You write Playwright tests on a Friday. They pass locally. You push, and three fail on the checkout flow with two more flaking at random. You open traces, fix locators, push again. Two weeks later you are still at it.
Playwright v1.59, released April 1st, ships a different loop. Three agents cover the test lifecycle: the Planner turns a feature description into a Markdown spec, the Generator turns that spec into TypeScript with role-based locators and fixtures, and the Healer runs failing tests, reads accessibility-tree snapshots, tells a stale locator from a real bug, patches the locator, and confirms the fix passes.
Start the loop
One command wires the agents into your editor:
npx playwright agents --loop=vscodeFeed the Generator a seed spec that shows your locator conventions and fixture style, and it matches your project’s patterns instead of inventing its own. Debbie O’Brien’s walkthrough covers the plan-generate-heal flow end to end.
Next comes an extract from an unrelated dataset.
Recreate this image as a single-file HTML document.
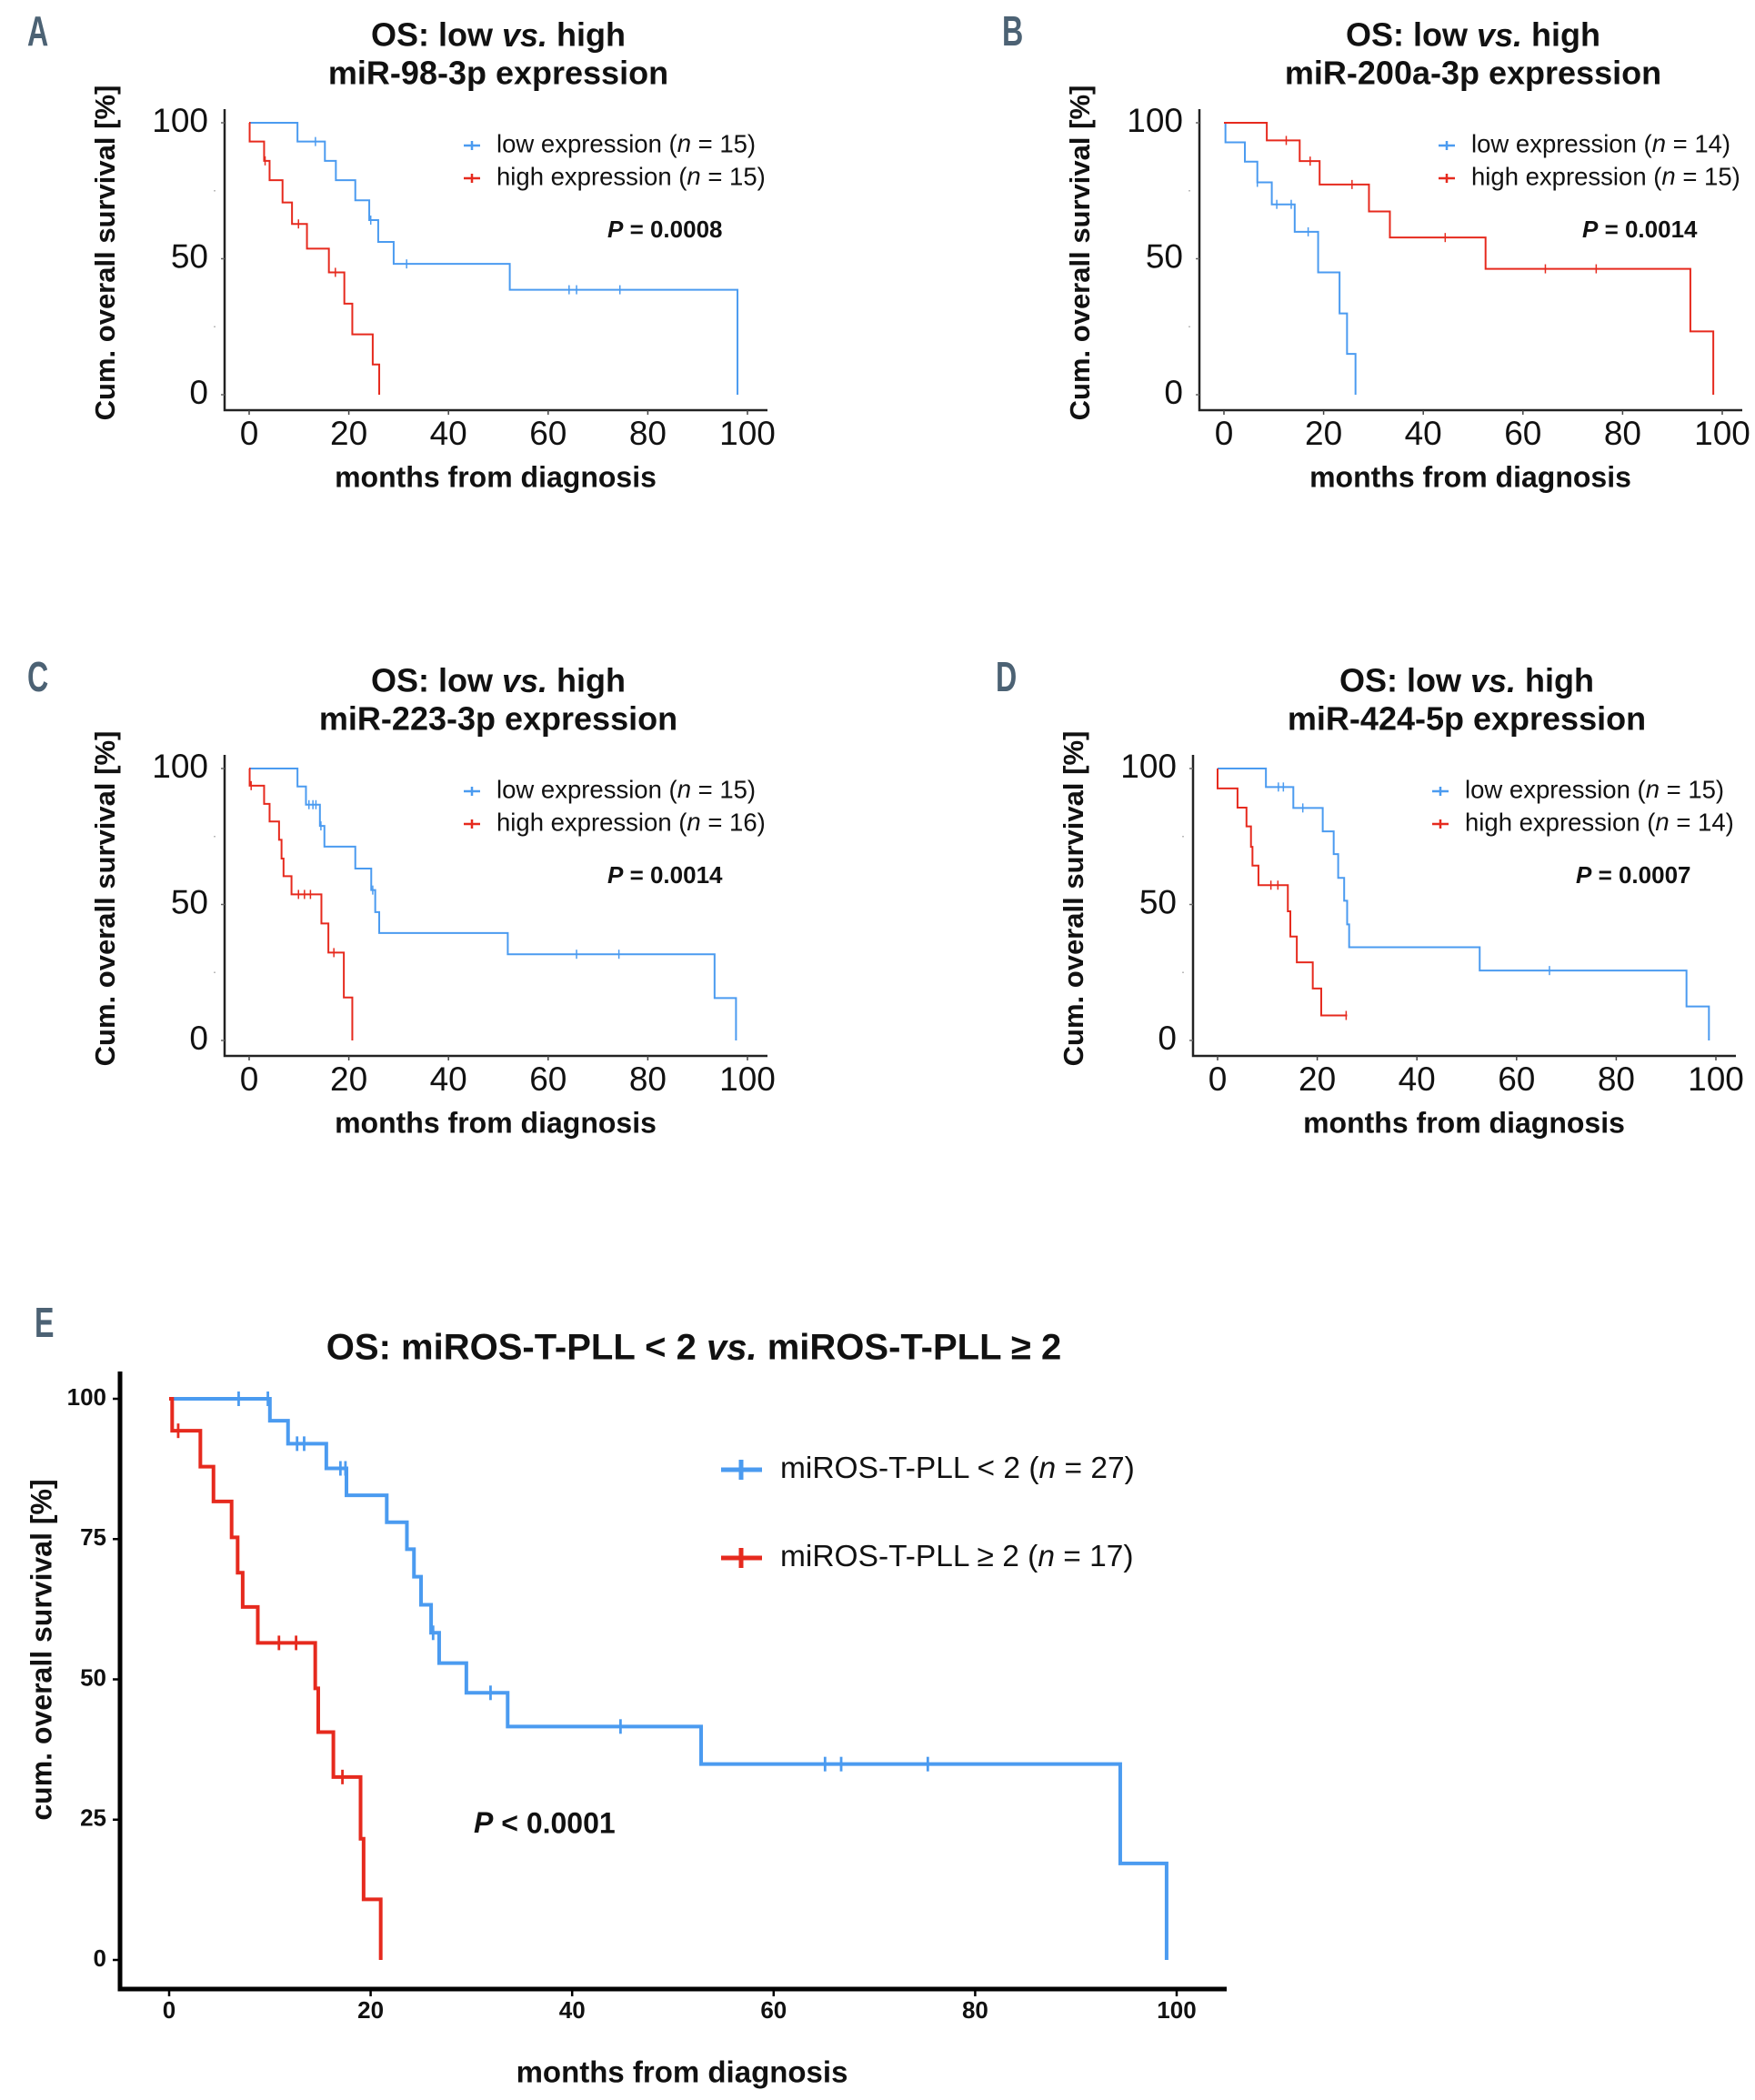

screencast: the fix comes with a video
The new page.screencast API records a run as video with chapter markers and action annotations. When the Healer repairs a checkout test, that video lands in CI artifacts with a “Checkout” chapter you scrub to. No log archaeology.
test('checkout', async ({ page }) => { const cast = await page.screencast({ chapters: true }); await page.getByRole('button', { name: 'Pay now' }).click(); await cast.stop(); // lands in CI artifacts, annotated});browser.bind: watch the Healer work
browser.bind() exposes a running browser under a named session, so your agent, MCP server, and CLI debugger share one browser. You attach from a second terminal, watch the Healer reason through a failure, step in if it stalls, and detach without killing the run. One engineer who built a similar fix by hand called this the part that finally makes self-healing observable.
A passing suite used to prove your locators held. Now it proves the Healer kept them holding. Your review process should know which it trusts.
The work moves up a level
You stop debugging selectors and start reviewing agent-produced evidence: the video, the patched locator, the Healer’s stale-vs-regression call. Coverage decisions and novel failures become the actual job, which is where a senior tester’s time belongs. The 2026 ecosystem survey and TestDino’s rundown both land here: the agents amplify whatever foundation you give them, so seed them with good conventions and the output stays good.